**Directions for this task:** Without including the pictures, copy out every line below.
★ ★ ★ ★ ★
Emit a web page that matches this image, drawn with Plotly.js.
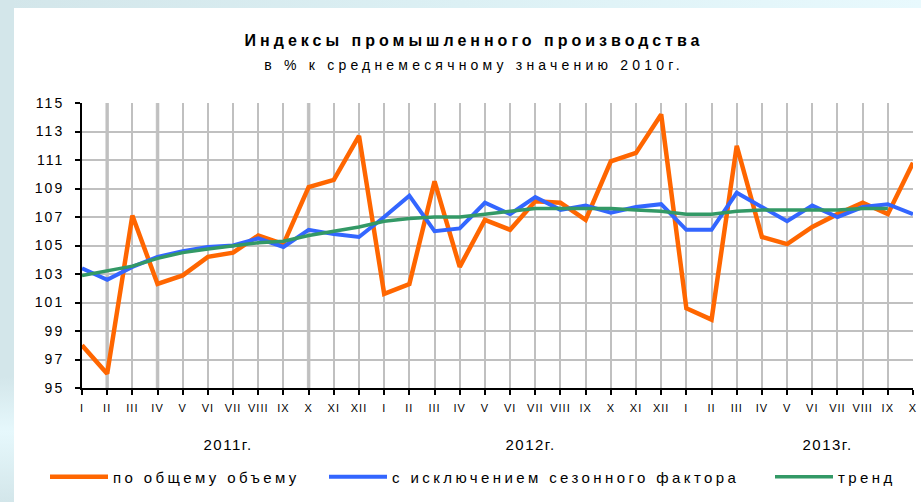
<!DOCTYPE html>
<html>
<head>
<meta charset="utf-8">
<script src="https://cdn.plot.ly/plotly-3.0.1.min.js"></script>
<style>
  html, body { margin: 0; padding: 0; }
  body { width: 921px; height: 502px; position: relative; overflow: hidden;
         background: linear-gradient(to right, #d3e6ea 0%, #dcf0f4 50%, #e8f9fd 100%); }
  #leftstrip { position: absolute; left: 0; top: 0; width: 14px; height: 502px;
         background: linear-gradient(to bottom, #d3e6ea 0%, #d3e6ea 75%, #e6f8fc 86%, #d3e6ea 100%); }
  #sheet { position: absolute; left: 14px; top: 8px; width: 907px; height: 494px; background: #ffffff; }
  #chart { position: absolute; left: 0; top: 0; width: 921px; height: 502px; }
  .legendtext, .legend2text, .legend3text { letter-spacing: 3.4px; }
  .gtitle { letter-spacing: 4px; }
  .ytick text { letter-spacing: 2px; }
  .xtick text { letter-spacing: 1px; }
</style>
</head>
<body>
<div id="leftstrip"></div>
<div id="sheet"></div>
<div id="chart"></div>
<script>
// Month tick labels (Jan 2011 .. Oct 2013)
const months = ["I","II","III","IV","V","VI","VII","VIII","IX","X","XI","XII",
                "I","II","III","IV","V","VI","VII","VIII","IX","X","XI","XII",
                "I","II","III","IV","V","VI","VII","VIII","IX","X"];
const years = ["2011г.", "2012г.", "2013г."];

// по общему объему
const totalVolume = [98.0, 96.0, 107.1, 102.3, 102.9, 104.2, 104.5, 105.7, 105.1, 109.1, 109.6, 112.7,
                     101.6, 102.3, 109.5, 103.5, 106.8, 106.1, 108.1, 108.0, 106.8, 110.9, 111.5, 114.2,
                     100.6, 99.8, 112.0, 105.6, 105.1, 106.3, 107.2, 108.0, 107.2, 110.8];
// с исключением сезонного фактора
const seasonAdj = [103.4, 102.6, 103.5, 104.2, 104.6, 104.9, 105.0, 105.5, 104.9, 106.1, 105.8, 105.6,
                   107.0, 108.5, 106.0, 106.2, 108.0, 107.2, 108.4, 107.5, 107.8, 107.3, 107.7, 107.9,
                   106.1, 106.1, 108.7, 107.7, 106.7, 107.8, 107.0, 107.7, 107.9, 107.2];
// тренд
const trend = [102.9, 103.2, 103.55, 104.1, 104.5, 104.75, 105.0, 105.2, 105.3, 105.7, 106.0, 106.3,
               106.7, 106.9, 107.0, 107.0, 107.2, 107.4, 107.6, 107.6, 107.6, 107.6, 107.5, 107.4,
               107.2, 107.2, 107.4, 107.5, 107.5, 107.5, 107.5, 107.6, 107.6, null];

const seriesNames = ["по общему объему", "с исключением сезонного фактора", "тренд"];

const xIdx = months.map((m, i) => i);
const FONT = "Liberation Sans, Arial, sans-serif";

const traces = [
  { x: xIdx, y: totalVolume, name: seriesNames[0], type: "scatter", mode: "lines",
    line: { color: "#ff6600", width: 4.5 }, legend: "legend" },
  { x: xIdx, y: seasonAdj, name: seriesNames[1], type: "scatter", mode: "lines",
    line: { color: "#3366ff", width: 4 }, legend: "legend2" },
  { x: xIdx, y: trend, name: seriesNames[2], type: "scatter", mode: "lines",
    line: { color: "#339966", width: 3.5 }, legend: "legend3" }
];

// plot area in page pixels: x 82..913, y 102.7..393.3
const W = 921, H = 502;
const L = 82, R = 913, T = 102.7, B = 393.3;
const pw = R - L, ph = B - T;
const px = v => (v - L) / pw;
const py = v => (B - v) / ph;

const legendCommon = { orientation: "h", xanchor: "left", yanchor: "middle",
  bgcolor: "rgba(0,0,0,0)", itemwidth: 58,
  font: { family: FONT, size: 15, color: "#000" } };

const layout = {
  width: W, height: H,
  margin: { l: L, r: W - R, t: T, b: H - B, pad: 0 },
  paper_bgcolor: "rgba(0,0,0,0)",
  plot_bgcolor: "#ffffff",
  title: { text: "Индексы промышленного производства",
    font: { family: FONT, size: 16, color: "#000", weight: "bold" },
    xref: "container", x: 474 / W, xanchor: "center",
    yref: "container", y: 1 - 40 / H, yanchor: "middle" },
  xaxis: {
    range: [0, months.length - 1],
    tickmode: "array", tickvals: xIdx, ticktext: months, tickangle: 0,
    showgrid: true, gridcolor: "#c0c0c0", gridwidth: 2,
    showline: true, linecolor: "#000", linewidth: 2,
    ticks: "outside", ticklen: 5, tickwidth: 2, tickcolor: "#000",
    tickfont: { family: FONT, size: 11, color: "#000" },
    ticklabelstandoff: 4, zeroline: false, fixedrange: true
  },
  yaxis: {
    range: [95, 115], dtick: 2, tick0: 95,
    showgrid: true, gridcolor: "#c0c0c0", gridwidth: 2,
    showline: true, linecolor: "#000", linewidth: 2,
    ticks: "outside", ticklen: 5, tickwidth: 2, tickcolor: "#000",
    tickfont: { family: FONT, size: 14, color: "#000" },
    ticklabelstandoff: 8, zeroline: false, fixedrange: true
  },
  shapes: [1, 3, 9].map(i => ({
    type: "line", xref: "x", yref: "paper", x0: i, x1: i, y0: 0, y1: 1,
    line: { color: "#c4c4c4", width: 3.5 }, layer: "below"
  })),
  annotations: [
    { text: "в % к среднемесячному значению 2010г.", xref: "paper", yref: "paper",
      x: px(474), y: py(64), xanchor: "center", yanchor: "middle", showarrow: false,
      font: { family: FONT, size: 14, color: "#000" } }
  ].concat(years.map((t, k) => ({
      text: t, xref: "x", yref: "paper", x: [5.8, 17.8, 29.6][k], y: py(451),
      xanchor: "center", yanchor: "middle", showarrow: false,
      font: { family: FONT, size: 15, color: "#000" } }))),
  legend: Object.assign({}, legendCommon, { x: px(45), y: py(484) }),
  legend2: Object.assign({}, legendCommon, { x: px(324), y: py(484) }),
  legend3: Object.assign({}, legendCommon, { x: px(770), y: py(484) }),
  showlegend: true
};

Plotly.newPlot("chart", traces, layout, { staticPlot: true, displayModeBar: false }).then(() => {
  document.querySelectorAll("#chart g.annotation").forEach((g, i) => {
    g.querySelectorAll("text").forEach(t => { t.style.letterSpacing = i === 0 ? "4.2px" : "1.5px"; });
  });
});
</script>
</body>
</html>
★ ★ ★ ★ ★
**Answer in full:**
Emit a web page that matches this image, drawn with Plotly.js.
<!DOCTYPE html>
<html>
<head>
<meta charset="utf-8">
<script src="https://cdn.plot.ly/plotly-3.0.1.min.js"></script>
<style>
  html, body { margin: 0; padding: 0; }
  body { width: 921px; height: 502px; position: relative; overflow: hidden;
         background: linear-gradient(to right, #d3e6ea 0%, #dcf0f4 50%, #e8f9fd 100%); }
  #leftstrip { position: absolute; left: 0; top: 0; width: 14px; height: 502px;
         background: linear-gradient(to bottom, #d3e6ea 0%, #d3e6ea 75%, #e6f8fc 86%, #d3e6ea 100%); }
  #sheet { position: absolute; left: 14px; top: 8px; width: 907px; height: 494px; background: #ffffff; }
  #chart { position: absolute; left: 0; top: 0; width: 921px; height: 502px; }
  .legendtext, .legend2text, .legend3text { letter-spacing: 3.4px; }
  .gtitle { letter-spacing: 4px; }
  .ytick text { letter-spacing: 2px; }
  .xtick text { letter-spacing: 1px; }
</style>
</head>
<body>
<div id="leftstrip"></div>
<div id="sheet"></div>
<div id="chart"></div>
<script>
// Month tick labels (Jan 2011 .. Oct 2013)
const months = ["I","II","III","IV","V","VI","VII","VIII","IX","X","XI","XII",
                "I","II","III","IV","V","VI","VII","VIII","IX","X","XI","XII",
                "I","II","III","IV","V","VI","VII","VIII","IX","X"];
const years = ["2011г.", "2012г.", "2013г."];

// по общему объему
const totalVolume = [98.0, 96.0, 107.1, 102.3, 102.9, 104.2, 104.5, 105.7, 105.1, 109.1, 109.6, 112.7,
                     101.6, 102.3, 109.5, 103.5, 106.8, 106.1, 108.1, 108.0, 106.8, 110.9, 111.5, 114.2,
                     100.6, 99.8, 112.0, 105.6, 105.1, 106.3, 107.2, 108.0, 107.2, 110.8];
// с исключением сезонного фактора
const seasonAdj = [103.4, 102.6, 103.5, 104.2, 104.6, 104.9, 105.0, 105.5, 104.9, 106.1, 105.8, 105.6,
                   107.0, 108.5, 106.0, 106.2, 108.0, 107.2, 108.4, 107.5, 107.8, 107.3, 107.7, 107.9,
                   106.1, 106.1, 108.7, 107.7, 106.7, 107.8, 107.0, 107.7, 107.9, 107.2];
// тренд
const trend = [102.9, 103.2, 103.55, 104.1, 104.5, 104.75, 105.0, 105.2, 105.3, 105.7, 106.0, 106.3,
               106.7, 106.9, 107.0, 107.0, 107.2, 107.4, 107.6, 107.6, 107.6, 107.6, 107.5, 107.4,
               107.2, 107.2, 107.4, 107.5, 107.5, 107.5, 107.5, 107.6, 107.6, null];

const seriesNames = ["по общему объему", "с исключением сезонного фактора", "тренд"];

const xIdx = months.map((m, i) => i);
const FONT = "Liberation Sans, Arial, sans-serif";

const traces = [
  { x: xIdx, y: totalVolume, name: seriesNames[0], type: "scatter", mode: "lines",
    line: { color: "#ff6600", width: 4.5 }, legend: "legend" },
  { x: xIdx, y: seasonAdj, name: seriesNames[1], type: "scatter", mode: "lines",
    line: { color: "#3366ff", width: 4 }, legend: "legend2" },
  { x: xIdx, y: trend, name: seriesNames[2], type: "scatter", mode: "lines",
    line: { color: "#339966", width: 3.5 }, legend: "legend3" }
];

// plot area in page pixels: x 82..913, y 102.7..393.3
const W = 921, H = 502;
const L = 82, R = 913, T = 102.7, B = 393.3;
const pw = R - L, ph = B - T;
const px = v => (v - L) / pw;
const py = v => (B - v) / ph;

const legendCommon = { orientation: "h", xanchor: "left", yanchor: "middle",
  bgcolor: "rgba(0,0,0,0)", itemwidth: 58,
  font: { family: FONT, size: 15, color: "#000" } };

const layout = {
  width: W, height: H,
  margin: { l: L, r: W - R, t: T, b: H - B, pad: 0 },
  paper_bgcolor: "rgba(0,0,0,0)",
  plot_bgcolor: "#ffffff",
  title: { text: "Индексы промышленного производства",
    font: { family: FONT, size: 16, color: "#000", weight: "bold" },
    xref: "container", x: 474 / W, xanchor: "center",
    yref: "container", y: 1 - 40 / H, yanchor: "middle" },
  xaxis: {
    range: [0, months.length - 1],
    tickmode: "array", tickvals: xIdx, ticktext: months, tickangle: 0,
    showgrid: true, gridcolor: "#c0c0c0", gridwidth: 2,
    showline: true, linecolor: "#000", linewidth: 2,
    ticks: "outside", ticklen: 5, tickwidth: 2, tickcolor: "#000",
    tickfont: { family: FONT, size: 11, color: "#000" },
    ticklabelstandoff: 4, zeroline: false, fixedrange: true
  },
  yaxis: {
    range: [95, 115], dtick: 2, tick0: 95,
    showgrid: true, gridcolor: "#c0c0c0", gridwidth: 2,
    showline: true, linecolor: "#000", linewidth: 2,
    ticks: "outside", ticklen: 5, tickwidth: 2, tickcolor: "#000",
    tickfont: { family: FONT, size: 14, color: "#000" },
    ticklabelstandoff: 8, zeroline: false, fixedrange: true
  },
  shapes: [1, 3, 9].map(i => ({
    type: "line", xref: "x", yref: "paper", x0: i, x1: i, y0: 0, y1: 1,
    line: { color: "#c4c4c4", width: 3.5 }, layer: "below"
  })),
  annotations: [
    { text: "в % к среднемесячному значению 2010г.", xref: "paper", yref: "paper",
      x: px(474), y: py(64), xanchor: "center", yanchor: "middle", showarrow: false,
      font: { family: FONT, size: 14, color: "#000" } }
  ].concat(years.map((t, k) => ({
      text: t, xref: "x", yref: "paper", x: [5.8, 17.8, 29.6][k], y: py(451),
      xanchor: "center", yanchor: "middle", showarrow: false,
      font: { family: FONT, size: 15, color: "#000" } }))),
  legend: Object.assign({}, legendCommon, { x: px(45), y: py(484) }),
  legend2: Object.assign({}, legendCommon, { x: px(324), y: py(484) }),
  legend3: Object.assign({}, legendCommon, { x: px(770), y: py(484) }),
  showlegend: true
};

Plotly.newPlot("chart", traces, layout, { staticPlot: true, displayModeBar: false }).then(() => {
  document.querySelectorAll("#chart g.annotation").forEach((g, i) => {
    g.querySelectorAll("text").forEach(t => { t.style.letterSpacing = i === 0 ? "4.2px" : "1.5px"; });
  });
});
</script>
</body>
</html>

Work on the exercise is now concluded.